La Tour Saint-Jacques, qui fut si chère à Robert Amadou, est au cœur de ce roman compagnonnique. L’auteur Jean-François Blondel, spécialiste du Compagnonnage, nous entraîne dans un polar médiéval palpitant tout en restituant avec justesse, la richesse et la complexité du monde des bâtisseurs au XIVème siècle. En appendice, l’auteur nous rappelle l’histoire de cette tour hautement symbolique :
« Dernier vestige de l’église Saint Jacques de la Boucherie, emportée par la tourmente révolutionnaire en avril 1797, la tour a dû sa survie grâce à un architecte parisien, qui fit préciser, dans le procès verbal de vente du terrain de l’église, que celle-ci n’était pas comprise dans le prix de vente. Elle était sauvée de la destruction. Au début du XIXème siècle, elle devint la propriété d’un fabricant de plombs de chasse nommé Dubois. Sur la plate-forme du haut, le métal était fondu dans une chaudière, puis on le faisait couler dans le vide par des tuyaux de fonte et les gouttelettes en fusion s’arrondissaient pendant la chute. A peine avait-elle échappé à la pelle des démolisseurs, qu’elle dût subir deux incendies en 1819 et 1823. Elle retournera à la ville de Paris en 1833. (…)
Ainsi la tour Saint-Jacques, après avoir été sauvée une première fois de la furie révolutionnaire, après l’avoir été une seconde fois d’un incendie qui faillit l’anéantir, et avoir été restaurée par l’architecte Balu au XIXème siècle, elle sera de nouveau sauvée de la ruine en 2006 par des travaux qui doivent se poursuivre jusqu’en 2009. Après être devenue un moment la « tour invisible », qui se cache derrière ses échafaudages et ses filets de protection, elle apparaît maintenant plus radieuse que jamais. Telle le phœnix, la tour Saint Jacques renaît périodiquement de ces cendres. Elle a bien mérité le qualificatif de Demeure Philosophale ! »
C’est donc un privilège de pouvoir la contempler aujourd’hui, belle et fière au cœur de Paris et de décrypter les messages qu’elle dissimule.
Lors de l’inauguration de la tour en 1523, après 14 ans de travaux, le maître d’œuvre a un comportement étrange. Avant de disparaître, il aurait dissimulé quelque chose dans la tour, quelque secret, venu d’une confrérie mystérieuse, les Frères de la Rose. C’est là le centre de l’intrigue qui se déploie autour de la tour mais aussi d’autres lieux de tradition comme Notre Dame de Paris ou « la tour de beurre » à Rouen.

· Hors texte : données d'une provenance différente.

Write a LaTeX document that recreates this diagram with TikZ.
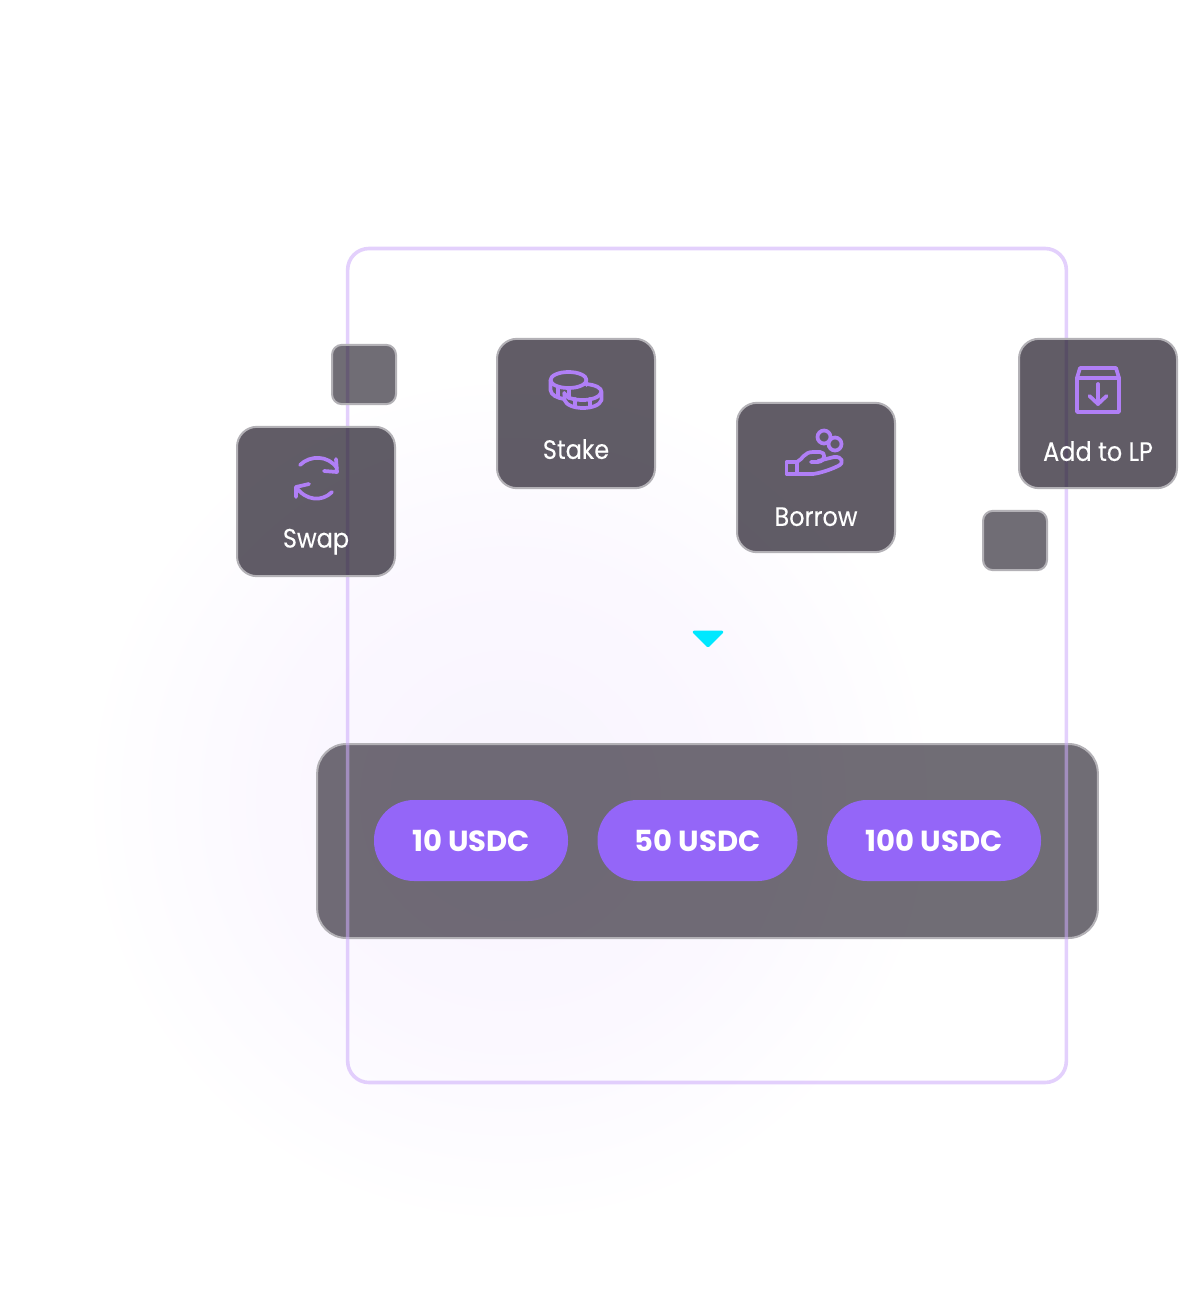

Jehan, le principal protagoniste, entre en possession d’un mystérieux grimoire :
« J’en connaissais l’existence, lui dit un interlocuteur choisi, mais je n’avais jamais pu le contempler et croyais qu’il avait disparu. Je peux te montrer celui que je possède : il détaille lui-aussi les curieux médaillons qui ornent les piédroits du Portail des Libraires de la cathédrale, et en donne une bonne interprétation, mais il se limite à cette cathédrale. Mais celle-ci a une portée beaucoup plus générale et est un véritable traité de la Pierre des Sages. Ce Livre Muet décrit les étapes de l’œuvre et la construction de l’œuf philosophique ainsi que les moyens pour parvenir à la pierre au rouge. Il donne aussi de précieux renseignements sur les bas-reliefs gravés sur les portails de certains édifices religieux et les cathédrales en particulier. (…) Mais n’oublie pas que certains n’hésiteraient pas à te faire disparaître pour se le procurer !... »
Le roman met en perspective la tradition des bâtisseurs et l’alchimie. L’auteur montre comment des groupes occultes souvent éphémères font serpenter un savoir caché qui perdure ainsi, échappant au vulgaire. Il dit, une fois encore, l’importance et l’actualité du savoir et de la sagesse du Compagnonnage.